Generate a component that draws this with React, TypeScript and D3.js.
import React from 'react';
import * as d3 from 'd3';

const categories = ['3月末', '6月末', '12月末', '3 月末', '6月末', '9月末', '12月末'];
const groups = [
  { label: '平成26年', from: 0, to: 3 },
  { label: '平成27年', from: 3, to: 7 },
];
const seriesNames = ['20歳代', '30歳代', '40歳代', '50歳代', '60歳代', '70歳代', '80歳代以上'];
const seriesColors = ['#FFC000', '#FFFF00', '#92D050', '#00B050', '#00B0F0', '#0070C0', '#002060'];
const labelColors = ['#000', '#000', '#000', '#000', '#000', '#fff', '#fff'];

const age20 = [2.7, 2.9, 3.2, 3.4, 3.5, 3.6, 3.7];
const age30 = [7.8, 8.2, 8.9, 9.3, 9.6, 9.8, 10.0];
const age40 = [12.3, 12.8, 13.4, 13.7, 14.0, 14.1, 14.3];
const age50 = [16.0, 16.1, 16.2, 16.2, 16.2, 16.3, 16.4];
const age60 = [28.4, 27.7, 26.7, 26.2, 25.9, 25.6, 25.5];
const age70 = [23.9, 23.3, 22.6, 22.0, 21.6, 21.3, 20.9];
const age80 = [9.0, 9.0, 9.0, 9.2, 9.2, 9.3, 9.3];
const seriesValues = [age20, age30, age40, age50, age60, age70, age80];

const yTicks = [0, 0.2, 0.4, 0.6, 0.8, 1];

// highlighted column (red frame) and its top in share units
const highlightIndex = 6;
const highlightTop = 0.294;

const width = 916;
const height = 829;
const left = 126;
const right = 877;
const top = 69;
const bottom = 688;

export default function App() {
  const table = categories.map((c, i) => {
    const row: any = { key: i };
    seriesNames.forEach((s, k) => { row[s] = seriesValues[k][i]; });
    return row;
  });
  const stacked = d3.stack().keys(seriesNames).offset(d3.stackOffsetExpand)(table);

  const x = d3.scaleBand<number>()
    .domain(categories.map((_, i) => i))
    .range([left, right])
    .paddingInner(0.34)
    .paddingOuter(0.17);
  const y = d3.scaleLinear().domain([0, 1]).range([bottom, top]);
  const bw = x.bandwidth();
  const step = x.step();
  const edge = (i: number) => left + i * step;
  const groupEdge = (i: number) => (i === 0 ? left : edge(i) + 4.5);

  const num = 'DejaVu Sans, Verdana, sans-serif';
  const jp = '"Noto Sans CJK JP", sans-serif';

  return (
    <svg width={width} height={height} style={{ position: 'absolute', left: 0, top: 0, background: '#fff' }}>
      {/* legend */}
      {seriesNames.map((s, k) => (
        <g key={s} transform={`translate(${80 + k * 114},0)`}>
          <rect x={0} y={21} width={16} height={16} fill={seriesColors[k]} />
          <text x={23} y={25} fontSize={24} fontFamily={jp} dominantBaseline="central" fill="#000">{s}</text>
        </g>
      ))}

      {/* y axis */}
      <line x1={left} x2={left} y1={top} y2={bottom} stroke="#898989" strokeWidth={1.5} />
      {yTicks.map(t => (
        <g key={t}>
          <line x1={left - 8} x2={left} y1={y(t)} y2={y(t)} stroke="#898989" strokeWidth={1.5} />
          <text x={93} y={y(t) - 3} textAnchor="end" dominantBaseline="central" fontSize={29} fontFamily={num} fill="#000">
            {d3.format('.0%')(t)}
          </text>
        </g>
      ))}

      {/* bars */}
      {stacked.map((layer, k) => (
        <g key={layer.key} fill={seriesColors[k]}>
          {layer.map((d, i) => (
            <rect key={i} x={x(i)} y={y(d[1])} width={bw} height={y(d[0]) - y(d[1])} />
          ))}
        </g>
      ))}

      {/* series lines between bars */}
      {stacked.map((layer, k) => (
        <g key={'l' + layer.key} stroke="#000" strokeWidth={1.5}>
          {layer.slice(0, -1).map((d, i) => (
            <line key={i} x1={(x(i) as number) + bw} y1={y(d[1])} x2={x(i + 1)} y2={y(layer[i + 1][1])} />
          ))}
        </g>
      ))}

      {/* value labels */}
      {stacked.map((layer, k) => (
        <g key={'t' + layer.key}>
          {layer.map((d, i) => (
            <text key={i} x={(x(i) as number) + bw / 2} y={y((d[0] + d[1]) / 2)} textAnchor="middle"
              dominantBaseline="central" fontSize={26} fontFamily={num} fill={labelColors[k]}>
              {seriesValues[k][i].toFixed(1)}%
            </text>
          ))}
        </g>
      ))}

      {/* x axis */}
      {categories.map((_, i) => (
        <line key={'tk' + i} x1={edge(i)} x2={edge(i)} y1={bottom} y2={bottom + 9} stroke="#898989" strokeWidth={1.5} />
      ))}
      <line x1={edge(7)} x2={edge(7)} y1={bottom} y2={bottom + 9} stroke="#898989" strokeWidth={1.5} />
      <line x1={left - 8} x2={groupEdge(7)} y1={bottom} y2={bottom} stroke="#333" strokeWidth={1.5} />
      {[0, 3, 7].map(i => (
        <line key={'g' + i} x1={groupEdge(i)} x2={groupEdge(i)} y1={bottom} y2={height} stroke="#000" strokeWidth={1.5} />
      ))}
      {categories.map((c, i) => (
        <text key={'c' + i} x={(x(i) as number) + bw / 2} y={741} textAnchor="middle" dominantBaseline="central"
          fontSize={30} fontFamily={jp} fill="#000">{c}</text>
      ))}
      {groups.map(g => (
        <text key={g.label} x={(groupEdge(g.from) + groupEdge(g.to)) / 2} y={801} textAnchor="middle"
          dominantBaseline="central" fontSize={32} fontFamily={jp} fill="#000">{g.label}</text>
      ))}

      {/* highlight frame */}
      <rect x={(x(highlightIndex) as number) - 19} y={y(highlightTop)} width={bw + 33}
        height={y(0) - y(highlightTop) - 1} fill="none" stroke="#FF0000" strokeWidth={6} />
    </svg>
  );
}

§ EXERCISE TASK: The listing above should be transcribed in full, exactly as written.

§ IN RESPONSE:
Generate a component that draws this with React, TypeScript and D3.js.
import React from 'react';
import * as d3 from 'd3';

const categories = ['3月末', '6月末', '12月末', '3 月末', '6月末', '9月末', '12月末'];
const groups = [
  { label: '平成26年', from: 0, to: 3 },
  { label: '平成27年', from: 3, to: 7 },
];
const seriesNames = ['20歳代', '30歳代', '40歳代', '50歳代', '60歳代', '70歳代', '80歳代以上'];
const seriesColors = ['#FFC000', '#FFFF00', '#92D050', '#00B050', '#00B0F0', '#0070C0', '#002060'];
const labelColors = ['#000', '#000', '#000', '#000', '#000', '#fff', '#fff'];

const age20 = [2.7, 2.9, 3.2, 3.4, 3.5, 3.6, 3.7];
const age30 = [7.8, 8.2, 8.9, 9.3, 9.6, 9.8, 10.0];
const age40 = [12.3, 12.8, 13.4, 13.7, 14.0, 14.1, 14.3];
const age50 = [16.0, 16.1, 16.2, 16.2, 16.2, 16.3, 16.4];
const age60 = [28.4, 27.7, 26.7, 26.2, 25.9, 25.6, 25.5];
const age70 = [23.9, 23.3, 22.6, 22.0, 21.6, 21.3, 20.9];
const age80 = [9.0, 9.0, 9.0, 9.2, 9.2, 9.3, 9.3];
const seriesValues = [age20, age30, age40, age50, age60, age70, age80];

const yTicks = [0, 0.2, 0.4, 0.6, 0.8, 1];

// highlighted column (red frame) and its top in share units
const highlightIndex = 6;
const highlightTop = 0.294;

const width = 916;
const height = 829;
const left = 126;
const right = 877;
const top = 69;
const bottom = 688;

export default function App() {
  const table = categories.map((c, i) => {
    const row: any = { key: i };
    seriesNames.forEach((s, k) => { row[s] = seriesValues[k][i]; });
    return row;
  });
  const stacked = d3.stack().keys(seriesNames).offset(d3.stackOffsetExpand)(table);

  const x = d3.scaleBand<number>()
    .domain(categories.map((_, i) => i))
    .range([left, right])
    .paddingInner(0.34)
    .paddingOuter(0.17);
  const y = d3.scaleLinear().domain([0, 1]).range([bottom, top]);
  const bw = x.bandwidth();
  const step = x.step();
  const edge = (i: number) => left + i * step;
  const groupEdge = (i: number) => (i === 0 ? left : edge(i) + 4.5);

  const num = 'DejaVu Sans, Verdana, sans-serif';
  const jp = '"Noto Sans CJK JP", sans-serif';

  return (
    <svg width={width} height={height} style={{ position: 'absolute', left: 0, top: 0, background: '#fff' }}>
      {/* legend */}
      {seriesNames.map((s, k) => (
        <g key={s} transform={`translate(${80 + k * 114},0)`}>
          <rect x={0} y={21} width={16} height={16} fill={seriesColors[k]} />
          <text x={23} y={25} fontSize={24} fontFamily={jp} dominantBaseline="central" fill="#000">{s}</text>
        </g>
      ))}

      {/* y axis */}
      <line x1={left} x2={left} y1={top} y2={bottom} stroke="#898989" strokeWidth={1.5} />
      {yTicks.map(t => (
        <g key={t}>
          <line x1={left - 8} x2={left} y1={y(t)} y2={y(t)} stroke="#898989" strokeWidth={1.5} />
          <text x={93} y={y(t) - 3} textAnchor="end" dominantBaseline="central" fontSize={29} fontFamily={num} fill="#000">
            {d3.format('.0%')(t)}
          </text>
        </g>
      ))}

      {/* bars */}
      {stacked.map((layer, k) => (
        <g key={layer.key} fill={seriesColors[k]}>
          {layer.map((d, i) => (
            <rect key={i} x={x(i)} y={y(d[1])} width={bw} height={y(d[0]) - y(d[1])} />
          ))}
        </g>
      ))}

      {/* series lines between bars */}
      {stacked.map((layer, k) => (
        <g key={'l' + layer.key} stroke="#000" strokeWidth={1.5}>
          {layer.slice(0, -1).map((d, i) => (
            <line key={i} x1={(x(i) as number) + bw} y1={y(d[1])} x2={x(i + 1)} y2={y(layer[i + 1][1])} />
          ))}
        </g>
      ))}

      {/* value labels */}
      {stacked.map((layer, k) => (
        <g key={'t' + layer.key}>
          {layer.map((d, i) => (
            <text key={i} x={(x(i) as number) + bw / 2} y={y((d[0] + d[1]) / 2)} textAnchor="middle"
              dominantBaseline="central" fontSize={26} fontFamily={num} fill={labelColors[k]}>
              {seriesValues[k][i].toFixed(1)}%
            </text>
          ))}
        </g>
      ))}

      {/* x axis */}
      {categories.map((_, i) => (
        <line key={'tk' + i} x1={edge(i)} x2={edge(i)} y1={bottom} y2={bottom + 9} stroke="#898989" strokeWidth={1.5} />
      ))}
      <line x1={edge(7)} x2={edge(7)} y1={bottom} y2={bottom + 9} stroke="#898989" strokeWidth={1.5} />
      <line x1={left - 8} x2={groupEdge(7)} y1={bottom} y2={bottom} stroke="#333" strokeWidth={1.5} />
      {[0, 3, 7].map(i => (
        <line key={'g' + i} x1={groupEdge(i)} x2={groupEdge(i)} y1={bottom} y2={height} stroke="#000" strokeWidth={1.5} />
      ))}
      {categories.map((c, i) => (
        <text key={'c' + i} x={(x(i) as number) + bw / 2} y={741} textAnchor="middle" dominantBaseline="central"
          fontSize={30} fontFamily={jp} fill="#000">{c}</text>
      ))}
      {groups.map(g => (
        <text key={g.label} x={(groupEdge(g.from) + groupEdge(g.to)) / 2} y={801} textAnchor="middle"
          dominantBaseline="central" fontSize={32} fontFamily={jp} fill="#000">{g.label}</text>
      ))}

      {/* highlight frame */}
      <rect x={(x(highlightIndex) as number) - 19} y={y(highlightTop)} width={bw + 33}
        height={y(0) - y(highlightTop) - 1} fill="none" stroke="#FF0000" strokeWidth={6} />
    </svg>
  );
}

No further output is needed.